Now Whitney Rose has relocated to Austin and can be regularly seen playing the famous haunts in the heart of Texas such as Austin’s Continental Club, and Luckenbach. Whitney Rose’s new EP South Texas Suite finds her standing on her own two feet as producer, not just songwriter, and putting together what is tantamount to a love letter to her newfound home where a wellspring of talent from around the country and world has coalesced in the “Live Music Capital.”

whitney-rose-south-texas-suiteThe country-listening folks from central and south Texas see it as a regular affair to step inside a honky tonk and witness the twirling two-steppers both young and old doing the same steps their ancestors did on the same dusty, wooden floors as live country music croons in the background. But to an outsider, especially one whose mystique in such things was only enhanced for years by the distance, it can be something of magic. This is how Whitney Rose can craft a song like “Three Minute Love Affair.”

“We ain’t got no future, and we got no history,” Whitney sings about the way a randomly-selected two-step pairing can be both incredibly intimate, yet innocent all at the same time—a far cry from the bump and grind that makes the modern American dance club scene feel so unqualified to carry the same weight of moments as a honky tonk. The old school “Blue Bonnets” also does a remarkable job of putting you in a time and place apart from the modern din of uninspiring moments in a portrayal of love enhanced by simplicity.

But the South Texas Suite isn’t just about Texas, it’s also about Whitney Rose. “Analog” is a pronouncement of her old soul qualities, and how she prefers the things and places of the past as opposed to the antiseptic feel of modernity. “My Boots,” which may be the best selection from the five-song set, lets you know that Whitney may be steeped in a mindset of the past, but don’t mistake that as a sign that she’s not strong-willed, especially when it comes to asserting her own fashion sense and personality, be damned who finds it silly. The song also shows off Whitney’s incredible vocal range and skill.

The hook of “Looking Back on Luckenbach” feels a little forced, but the song will mean something to those who Luckenbach means something to. Another asset not to be looked over from the South Texas Suite is the instrumentation from the select group of Austin musicians assembled to see this project through. The fiddles, the conjunto squeeze box on “Three Minute Love Affair,” and the mere presence of Bryce Clark, Redd Volkaert, Earl Poole Ball, and others that make Austin, TX such an amazing nexus for musical expertise, also make South Texas Suite something worth seeking out.
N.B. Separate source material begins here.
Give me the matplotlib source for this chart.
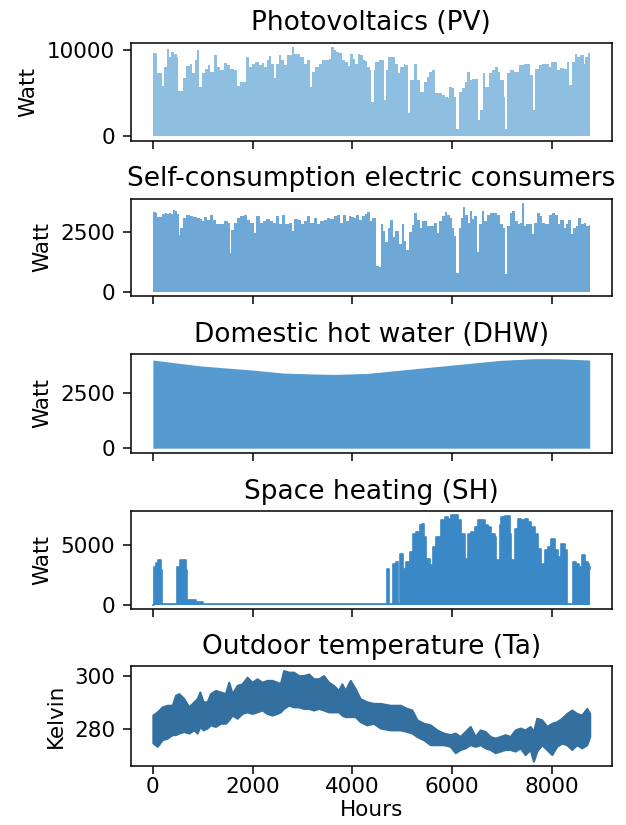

Listening to Whitney Rose’s South Texas Suite can elicit a magical image of what the Texas music scene is all about. In truth, many of the honky tonks are under siege, the musicians are being forced to leave, and a lot of what makes the region special is getting trampled under foot. Sometimes it takes a bulldozer digging its blade into the side of a building, or an imminent domain notice to appreciate the history and character of places that are slowly getting lost through time. The truth is Austin is not like what is portrayed on the South Texas Suite. That only still exists in tiny little enclaves dotted throughout the city as the encroachment of boxy, prefabricated high rise developments casts shadows over these dying institutions, and the people that love them.

All the more reason to experience them while you can, put that love into song, and preserve the memory while these moments last. This is what Whitney Rose does on South Texas Suite.